Every week brings a fresh story to Nigerians. It’s the season finale of “Xenophobia” and that complex and mouthful word has paled Big Brother Naija and surpassed the excitement over Ekweremadu’s maximum beat up in Germany, Wadume and the host of other interesting Nigerian real life shows.
How do we cope with these humorous drama? It is interesting being a Nigerian! In the midst of incessant power outages, bad roads, insecurity and economic woes, we seem to somehow surpass the threshold of extreme survival.
I think we must truly check our DNA. There is something inside our genes that travails and hardship cannot extinguish. “Nigerianess “ is the ability to defy normalcy and thrive in conditions that would obliterate any other human!
Now, the drama in vogue is “Xenophobia” and “Xenophobic” and Xenoawareness (I formed that word please).

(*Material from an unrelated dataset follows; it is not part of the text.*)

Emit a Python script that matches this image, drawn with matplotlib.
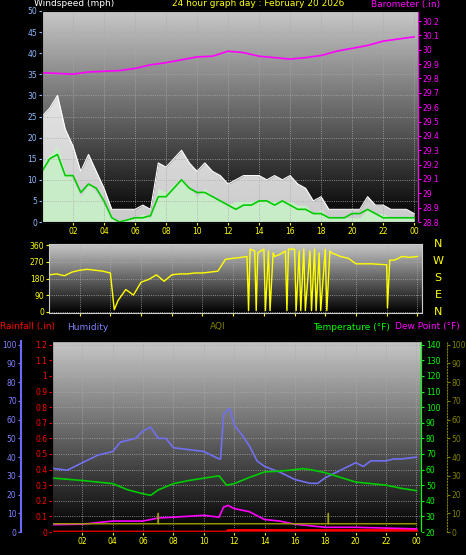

Do I really blame South Africa? No. Does South Africans owe us their existence because we fought against apartheid? No. Aside Nigeria, every other nation that attempted to behave like good people fought and stood against apartheid.
So, brothers and sisters, South Africa owes no one. Stop thinking that way. If South Africa starts being grateful to the whole world, then she risks being raped continually.
Nigeria is to blame. After helping in liberating South Africa, what did we do with our liberty granted us since 1960?Now we want to boycott DSTV, but tell me who killed HITV? Did HITV not chase DSTV to the woods some years back?
Tell me, who killed TSTV and made it share the same destiny as Air Nigeria? Mere dreams!Now, you want MTN to go but please why are the indigenous Telcoms perpetually gasping for breath?Where is NITEL/MTEL? What happened to it and made MTN the doyen of telecommunications in Nigeria?
We were here when that brat, Julius Malema watered down President Goodluck Jonathan. Did some of us not cheer Malema and circulated the insults like a trophy on social media?
It is only broken people that will do that! We urged a South African trouble maker to reduce our President to an inglorious rubble and now, we ask South Africa to respect us?Is that possible? No one respects the citizens of a broken nation. No one will respect us if we do not fix our nation.
Until we place value on human life and stop exchanging it for that of animals, the lives of our people will not be valued elsewhere on this planet.
Check prisons all over the world, I doubt if there is any that does not proudly host a Nigerian.We are fast becoming a global nuisance yet we enjoy our deadly slumber.
By next week, we will have a different drama to savour. For now, enjoy your XENOAWARENESS?
Ajibua, a public commentator writes from Ibadan.